Canal Saint Martin. If you ask me to think about Paris, that’s the first place that pops in my head. Probably not the typical response, but for me, that was my home. I lived a block away. On gorgeous weekend days, it was impossible to find a place to sit. Everyone was gathered there to eat, drink, converse, and most importantly, people watch. It wasn’t just weekends for me though. I spent every day on the canal. That’s where I took stock every morning. No matter how late my night was. No matter how many cigarettes and drinks at Chez Prune or Comptoir General. Every morning the canal was my cleanse. Canal Saint Martin was where I ran.
Take a right at Chez Prune from my old street and soon after you turn, you’ll notice that instead of a canal in the middle of a split street, there’s a park. From here until shortly after the Bastille, the canal goes underground, giving way to park-style areas with gorgeous trees that flower in the spring and summer. Eventually, the underground canal curves to the south, heading towards the Bastille before flowing into the Seine. The road that follows it to the Bastille is Boulevard Richard Lenoir.
You’ve all probably seen that road today. It’s the road that was apparently used by extremists to escape after murdering innocent people at the offices of Charlie Hebdo, a left-wing satirical magazine easily found throughout the city, as a possible retaliation to the publishing of cartoons depicting Muhammad.

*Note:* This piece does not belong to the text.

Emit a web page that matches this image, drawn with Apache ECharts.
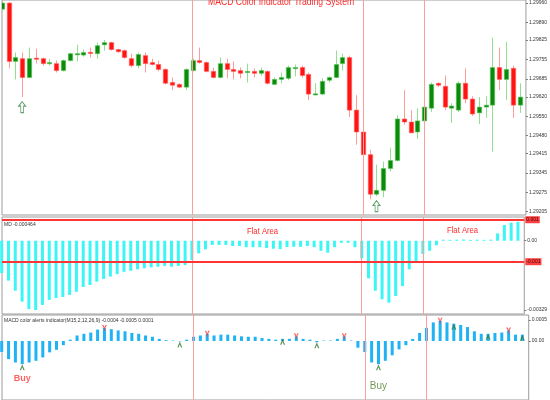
<!DOCTYPE html>
<html><head><meta charset="utf-8">
<script src="https://cdn.jsdelivr.net/npm/echarts@6/dist/echarts.min.js"></script>
<style>html,body{margin:0;padding:0;background:#fff}#c{width:550px;height:400px}</style>
</head><body><div id="c"></div>
<script>
// ---- Data (77 bars) ----
const opens = [1.29937,1.29959,1.29748,1.29758,1.29690,1.29760,1.29758,1.29740,1.29740,1.29715,
1.29751,1.29773,1.29771,1.29781,1.29776,1.29808,1.29816,1.29791,1.29787,1.29758,
1.29733,1.29769,1.29744,1.29737,1.29719,1.29672,1.29665,1.29655,1.29715,1.29751,
1.29744,1.29712,1.29690,1.29740,1.29719,1.29715,1.29708,1.29712,1.29705,1.29712,
1.29665,1.29683,1.29687,1.29723,1.29726,1.29701,1.29628,1.29630,1.29680,1.29690,
1.29740,1.29762,1.29572,1.29493,1.29411,1.29268,1.29282,1.29361,1.29390,1.29540,
1.29529,1.29493,1.29533,1.29579,1.29669,1.29658,1.29579,1.29572,1.29669,1.29612,
1.29562,1.29583,1.29590,1.29726,1.29683,1.29723,1.29590];
const closes = [1.29959,1.29748,1.29762,1.29690,1.29758,1.29757,1.29740,1.29744,1.29715,1.29751,
1.29776,1.29776,1.29780,1.29777,1.29805,1.29816,1.29791,1.29783,1.29762,1.29733,
1.29773,1.29740,1.29737,1.29719,1.29669,1.29662,1.29655,1.29719,1.29751,1.29744,
1.29712,1.29690,1.29740,1.29719,1.29712,1.29705,1.29712,1.29705,1.29715,1.29669,
1.29683,1.29690,1.29726,1.29726,1.29697,1.29630,1.29631,1.29676,1.29690,1.29737,
1.29762,1.29572,1.29493,1.29411,1.29268,1.29282,1.29361,1.29390,1.29540,1.29529,
1.29490,1.29533,1.29583,1.29665,1.29662,1.29583,1.29587,1.29669,1.29612,1.29558,
1.29583,1.29590,1.29726,1.29683,1.29719,1.29590,1.29619];
const highs = [1.29966,1.29962,1.29780,1.29780,1.29798,1.29794,1.29762,1.29758,1.29751,1.29755,
1.29780,1.29808,1.29791,1.29798,1.29816,1.29826,1.29819,1.29794,1.29791,1.29776,
1.29780,1.29780,1.29758,1.29751,1.29723,1.29690,1.29669,1.29723,1.29758,1.29798,
1.29748,1.29726,1.29762,1.29758,1.29748,1.29726,1.29740,1.29723,1.29726,1.29715,
1.29690,1.29708,1.29733,1.29737,1.29733,1.29708,1.29669,1.29687,1.29694,1.29787,
1.29776,1.29769,1.29626,1.29508,1.29429,1.29375,1.29386,1.29436,1.29554,1.29644,
1.29572,1.29579,1.29608,1.29672,1.29672,1.29697,1.29597,1.29676,1.29723,1.29622,
1.29619,1.29622,1.29834,1.29798,1.29819,1.29733,1.29669];
const lows = [1.29930,1.29723,1.29683,1.29619,1.29687,1.29740,1.29733,1.29733,1.29708,1.29712,
1.29748,1.29748,1.29765,1.29762,1.29758,1.29787,1.29787,1.29780,1.29758,1.29726,
1.29723,1.29708,1.29733,1.29712,1.29665,1.29644,1.29651,1.29644,1.29712,1.29740,
1.29708,1.29687,1.29687,1.29687,1.29683,1.29687,1.29672,1.29690,1.29697,1.29665,
1.29662,1.29669,1.29680,1.29694,1.29690,1.29608,1.29626,1.29626,1.29672,1.29687,
1.29715,1.29547,1.29447,1.29400,1.29250,1.29261,1.29257,1.29350,1.29386,1.29519,
1.29490,1.29468,1.29529,1.29565,1.29655,1.29572,1.29526,1.29565,1.29597,1.29551,
1.29522,1.29544,1.29422,1.29644,1.29608,1.29544,1.29562];
// MACD histogram panel (middle)
const mdValues = [-0.00154,-0.00190,-0.00238,-0.00290,-0.00325,-0.00330,-0.00306,-0.00282,-0.00273,-0.00268,
-0.00258,-0.00243,-0.00220,-0.00211,-0.00195,-0.00182,-0.00171,-0.00159,-0.00148,-0.00143,
-0.00136,-0.00131,-0.00127,-0.00124,-0.00120,-0.00124,-0.00120,-0.00116,-0.00092,-0.00060,
-0.00041,-0.00020,-0.00020,-0.00020,-0.00025,-0.00025,-0.00031,-0.00031,-0.00031,-0.00035,
-0.00038,-0.00040,-0.00030,-0.00029,-0.00029,-0.00025,-0.00031,-0.00048,-0.00057,-0.00031,
-0.00010,-0.00010,-0.00031,-0.00084,-0.00179,-0.00238,-0.00279,-0.00295,-0.00263,-0.00216,
-0.00136,-0.00105,-0.00063,-0.00048,-0.00022,0.00005,0.00004,0.00005,0.00006,0.00004,
0.00005,0.00004,0.00005,0.00035,0.00075,0.00086,0.00090];
// MACD color alerts panel (bottom)
const alertValues = [-0.00026,-0.00043,-0.00051,-0.00055,-0.00051,-0.00047,-0.00039,-0.00027,-0.00021,-0.00010,
0.00003,0.00013,0.00017,0.00020,0.00027,0.00031,0.00028,0.00025,0.00023,0.00019,
0.00017,0.00013,0.00010,0.00005,0.00002,0.00001,-0.00001,0.00003,0.00010,0.00013,
0.00017,0.00013,0.00015,0.00015,0.00013,0.00011,0.00010,0.00010,0.00007,0.00005,
0.00003,0.00005,0.00005,0.00011,0.00005,0.00003,-0.00003,0.00001,0.00001,0.00005,
0.00011,0.00001,-0.00016,-0.00026,-0.00051,-0.00055,-0.00047,-0.00034,-0.00020,-0.00010,
0.00005,0.00019,0.00031,0.00044,0.00048,0.00044,0.00041,0.00038,0.00033,0.00023,
0.00017,0.00017,0.00019,0.00020,0.00025,0.00015,0.00015];
const buyAlerts = [3,26,41,46,55,66,71,76];
const sellAlerts = [15,30,43,50,64,74];
const buyArrowBars = [3,55];
const buyTextBars = [3,55];
const signalBars = [28,53,62];
const mdLevels = [0.001,-0.001];
const mdLevelLabels = ['0.001','-0.001'];
const priceTicks = [1.29960,1.29890,1.29825,1.29755,1.29685,1.29620,1.29550,1.29480,1.29415,1.29345,1.29275,1.29205];
const mdTicks = [0, -0.00329];
const mdTickLabels = ['0.00','-0.00329'];
const alertTicks = [0.0005, 0];
const alertTickLabels = ['0.0005','00.00'];
const titleText = 'MACD Color Indicator Trading System';
const mdHeader = 'MD -0.000464';
const alertHeader = 'MACD color alerts indicator(M15,2,12,26,9) -0.0004 -0.0005 0.0001';

// ---- chart ----
const chart = echarts.init(document.getElementById('c'), null, {renderer:'canvas'});
const ohlc = opens.map((o,i)=>[i,o,closes[i],lows[i],highs[i]]);
const xMin = 0.044, xMax = 76.93;
const gridBase = {left:2, right:19, show:true, borderColor:'#9c9c9c', borderWidth:1, backgroundColor:'#fff'};
const axisFont = {fontSize:5, color:'#333', fontFamily:'Arial', margin:3};
const vline = {
  silent:true, symbol:'none', label:{show:false}, precision:6,
  lineStyle:{color:'#ff9c9c', width:1, type:'solid'},
  data: signalBars.map(b=>({xAxis:b}))
};
const xAx = idx => ({type:'value', gridIndex:idx, min:xMin, max:xMax, show:false});

const option = {
  animation:false,
  backgroundColor:'#fff',
  grid:[
    Object.assign({}, gridBase, {top:-1, height:216}),
    Object.assign({}, gridBase, {top:217, height:97}),
    Object.assign({}, gridBase, {top:315, height:87})
  ],
  xAxis:[xAx(0), xAx(1), xAx(2)],
  yAxis:[
    {type:'value', gridIndex:0, position:'right', min:1.29193, max:1.29970, splitLine:{show:false},
      axisLine:{show:false}, axisTick:{show:true, length:2, lineStyle:{color:'#777'}, customValues:priceTicks},
      axisLabel:Object.assign({customValues:priceTicks, formatter:v=>v.toFixed(5)}, axisFont)},
    {type:'value', gridIndex:1, position:'right', min:-0.00349, max:0.00113, splitLine:{show:false},
      axisLine:{show:false}, axisTick:{show:true, length:2, lineStyle:{color:'#777'}, customValues:mdTicks},
      axisLabel:Object.assign({customValues:mdTicks, formatter:v=>mdTickLabels[mdTicks.indexOf(v)] || ''}, axisFont)},
    {type:'value', gridIndex:2, position:'right', min:-0.00140, max:0.000616, splitLine:{show:false},
      axisLine:{show:false}, axisTick:{show:true, length:2, lineStyle:{color:'#777'}, customValues:alertTicks},
      axisLabel:Object.assign({customValues:alertTicks, formatter:v=>alertTickLabels[alertTicks.indexOf(v)] || ''}, axisFont)}
  ],
  series:[
    {type:'custom', xAxisIndex:0, yAxisIndex:0, clip:true, data:ohlc,
      encode:{x:0, y:[1,2,3,4]},
      renderItem:function(params, api){
        const i=api.value(0), o=api.value(1), c=api.value(2), l=api.value(3), h=api.value(4);
        const pO=api.coord([i,o]), pC=api.coord([i,c]), pL=api.coord([i,l]), pH=api.coord([i,h]);
        const w=api.size([1,0])[0]*0.64;
        const up=c>=o;
        const top=Math.min(pO[1],pC[1]), bot=Math.max(pO[1],pC[1]);
        const x=Math.round(pO[0])+0.5;
        return {type:'group', children:[
          {type:'line', shape:{x1:x,y1:pH[1],x2:x,y2:pL[1]}, style:{stroke: up?'#8fe08f':'#ff9b9b', lineWidth:1}},
          {type:'rect', shape:{x:x-w/2, y:top, width:w, height:Math.max(bot-top,1.2)},
            style:{fill: up?'#0b8a0b':'#ff1414', stroke: up?'#56c456':'#ff5a5a', lineWidth:0.6}}
        ]};
      },
      markLine:vline
    },
    {type:'scatter', xAxisIndex:0, yAxisIndex:0,
      data: buyArrowBars.map(b=>[b, lows[b]]),
      symbol:'path://M5,0 L10,5 L7,5 L7,12 L3,12 L3,5 L0,5 Z', symbolSize:[7,11], symbolOffset:[0,10],
      itemStyle:{color:'#ffffff', borderColor:'#3a8a4a', borderWidth:1}},
    {type:'bar', xAxisIndex:1, yAxisIndex:1, data:mdValues.map((v,i)=>[i,v]), barWidth:3,
      itemStyle:{color:'#3cf6f6'},
      markLine:{silent:true, symbol:'none', precision:6,
        lineStyle:{color:'#ff9c9c', width:1, type:'solid'},
        label:{show:false},
        data: signalBars.map(b=>({xAxis:b}))}
    },
    {type:'scatter', xAxisIndex:1, yAxisIndex:1, data:[], z:4,
      markLine:{silent:true, symbol:'none', precision:6,
        lineStyle:{color:'#ff3434', width:2, type:'solid'},
        label:{show:true, position:'end', distance:1, fontSize:5, fontFamily:'Arial', color:'#400',
          backgroundColor:'#ff4040', padding:[1,1], formatter:p=>mdLevelLabels[p.dataIndex]},
        data: mdLevels.map(v=>({yAxis:v}))}
    },
    {type:'bar', xAxisIndex:2, yAxisIndex:2, data:alertValues.map((v,i)=>[i,v]), barWidth:3,
      itemStyle:{color:'#1fb2f5'}, markLine:vline},
    {type:'scatter', xAxisIndex:2, yAxisIndex:2, z:5,
      data: buyAlerts.map(b=>[b, alertValues[b]]),
      symbol:'path://M5,0 L10,10 L7.5,10 L5,5 L2.5,10 L0,10 Z', symbolSize:[5,6], symbolOffset:[0,3],
      itemStyle:{color:'#2f7a2f'}},
    {type:'scatter', xAxisIndex:2, yAxisIndex:2, z:5,
      data: sellAlerts.map(b=>[b, alertValues[b]]),
      symbol:'path://M0,0 L3,0 L5,4 L7,0 L10,0 L6,6 L6,10 L4,10 L4,6 Z', symbolSize:[5,6], symbolOffset:[0,0],
      itemStyle:{color:'#ff3838'}},
    {type:'scatter', xAxisIndex:2, yAxisIndex:2, symbolSize:0,
      data: buyTextBars.map((b,k)=>({value:[b, alertValues[b]],
        label:{show:true, formatter:'Buy', position:'bottom', distance: k===0?10:17,
          color: k===0?'#ff3a3a':'#4d7f2a', fontSize: k===0?9:10, fontWeight: k===0?'bold':'normal', fontFamily:'Arial'}}))}
  ],
  graphic:[
    {type:'text', x:208, y:-3, scaleX:0.82, style:{text:titleText, fill:'#ff2a2a', font:'10.5px Arial'}},
    {type:'text', left:4, top:222, style:{text:mdHeader, fill:'#333', font:'5px Arial'}},
    {type:'text', left:4, top:318, style:{text:alertHeader, fill:'#333', font:'5px Arial'}},
    {type:'text', x:247, y:227, scaleX:0.85, style:{text:'Flat Area', fill:'#ff2a2a', font:'9px Arial'}},
    {type:'text', x:447, y:226, scaleX:0.85, style:{text:'Flat Area', fill:'#ff2a2a', font:'9px Arial'}}
  ]
};
chart.setOption(option);
</script></body></html>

I ran on that road every day. No matter what craziness had ensued, that road was my place of peace and reflection. Twice a week, I’d have to cut my run short. Not due to massive hangovers, but because one of the best outdoor markets in the city is located on that street. The best day was Sunday, even though it was the most crowded. It was all part of the experience. Couples, both young and old, some with families in tow, strolled the market in search of fresh fruits, veggies, or other goods. Most times, I’d walk through the crowd alone, the music flowing through my headphones coloring the experience. Sometimes, I’d go shopping with friends, getting fresh food for meals to be cooked later that afternoon. I don’t know how to fully comprehend how that could be the same street.
It feels selfish to even talk about how this is affecting me. I lived there for months. There are people who have called that area home for their entire lives. Families, friends, and co-workers have been taken away from people and I sit in a quiet office, staring at a frozen landscape, scribbling down thoughts on an old yellow legal pad. As I’m writing this, I’m looking at pictures and videos of the massive crowd standing in Republique, just a couple blocks from what used to be home. I feel like I need to be there. Not to stand in mourning of the Charlie Hebdo victims. Or to support freedom of speech. Or to stand up against any extremist who thinks killing over an idea or belief is just. I would gladly and proudly stand in that square for all of those reasons, but that’s not what the need is. I feel helpless. Confused. Alone. Maybe there’s some people there feeling the same way? And we could just stand there. Together.